One of the reasons I love the application of statistics to sports is the unique ways in which sports can help us better understand human behavior.
I was thus excited to read** a working paper out of LSU’s Ozkan Eren and Naci Mocan that looked at how the sentencing of Louisiana judges in juvenile court varied given the performance of the state’s favorite football team, the LSU Tigers. The paper can be read here – alternatively, check out SB Nation’s summary here.
Using regression-based approaches on court decisions between 1996 and 2012, the authors write:
We show that upset losses of the LSU football team increase disposition (sentence) length imposed by judges, and that this effect persists throughout the work week following a Saturday game. On the other hand, losses of games that were expected to be close contests ex-ante, as well as upset wins have no impact. We also find that judges’ reaction, triggered by an upset loss, is more pronounced after more important games (when LSU was ranked in top-10).
If true, such findings would and should have implications for our judicial systems. It would suggest that entities that are tasked with impartial behavior (judges) let their emotions get the best of them, even when based on a college football game.
To the best of my knowledge, this paper has not formally passed peer review, so I’ll give the authors the benefit of the doubt as far as working out any final kinks. That in mind, a few things stood out when reading that don’t pass the smell test.
- Arbitrary cutpoints
The authors take continuous data (point spread, categorized as -4 or less, -3.5 to 3.5, or 4 ore more) and turn it into categorical data (game type: expected win, close, expected loss) in order to run their statistical models. This process requires unjustifiable assumptions from a regression model standpoint, and can yield both positive and negative associations, among other issues. As an example of what can go wrong in sports when categorizing continuous data, read one here.
To the authors credit, they write “we also experimented with different cutoff values (e.g., -3 and 3) to describe unexpected college football game outcomes. The results remained intact.”
In my opinion, this is insufficient. There’s no intuitive football reason to group games based on point spread, at any point spread. A 3.5-point favorite and a 4-point favorite are nearly identical, particularly with respect to how judges may view their teams’ performance. Worse, LSU has historically been an excellent team. This entails that in the bin of “expected wins” lie games where LSU has been anywhere from a 60% favorite to a 99% favorite. Treating LSU hosting Georgia the same way you treat LSU hosting Chattanooga makes no sense from a football perspective — so why would you do the same in your regression model?
There are more appropriate models to handle the relationships the authors are trying to uncover. Fortunately, the authors give us a taste of one such approach. Unfortunately, they then use
2. 90% confidence intervals
The LSU judging paper is filled with tables of regression coefficients, nearly all of which stem from the above categorization of point spread.
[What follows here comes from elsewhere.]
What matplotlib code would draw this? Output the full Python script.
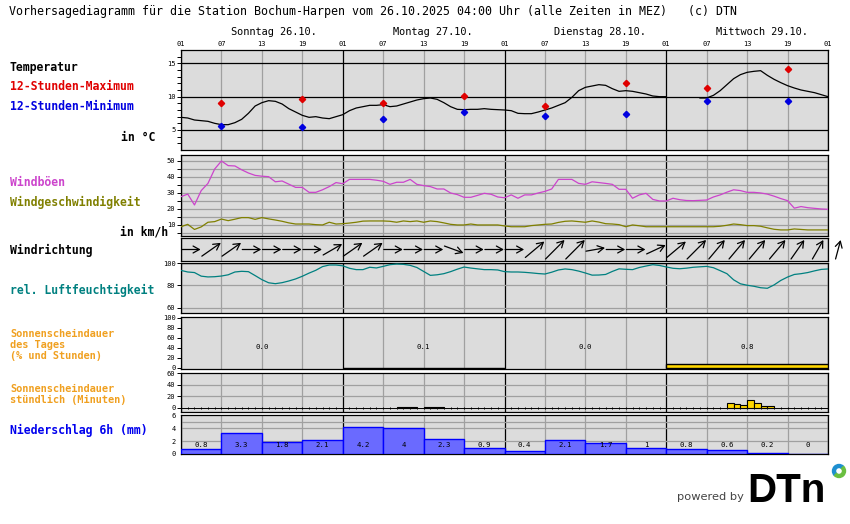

In the final section, the authors nicely provide a model that does not categorize point spread, and instead use a third-order (cubic) polynomial term for point spread. Although not perfect (Ex: how do we know the association is cubic and not something else?), at least this model can allow us to explore how point-spread is linked to sentencing across a wider range of point-spreads. Here’s the corresponding chart.
This figure is a giant red flag.
First, the authors write, The effect of a loss on disposition length set by the judges is decreasing in the spread. Sure, the line is decreasing in spread, but that decrease is not significant. If it were, you’d see much tighter error bounds and/or a steeper slope.
Second, across nearly all point-spreads shown, there is not significant evidence that there is an increase in disposition length when LSU loses. This is shown by the lower red line overlapping with 0. Statistically, the win versus loss comparison is indistinguishable from noise for most of the chart (the authors admit as such).
Third, in showing this chart, the authors unknowingly call into question their categorization of point spread. Above, there are no obvious changes in sentencing length around -4 or 4, which while not surprising, does highlight that perhaps such grouping was not sound to begin with.
Finally, and perhaps most disappointingly, the authors use 90% intervals. Had they used the standard (though admittedly not perfect) significance cutoff of 5%, the corresponding 95% intervals would be about 20% wider. With that extra width, the confidence intervals would overlap with 0 throughout the entire figure, and the entire basis of their findings — that sentences are longer after upset losses — would no longer hold.
It’s certainly possible that losses lead to harsher sentences, and I applaud the authors for an intuitive idea, but, for now, evidence appears limited at best.
**Note: I first read the article and started this blog post about a year ago.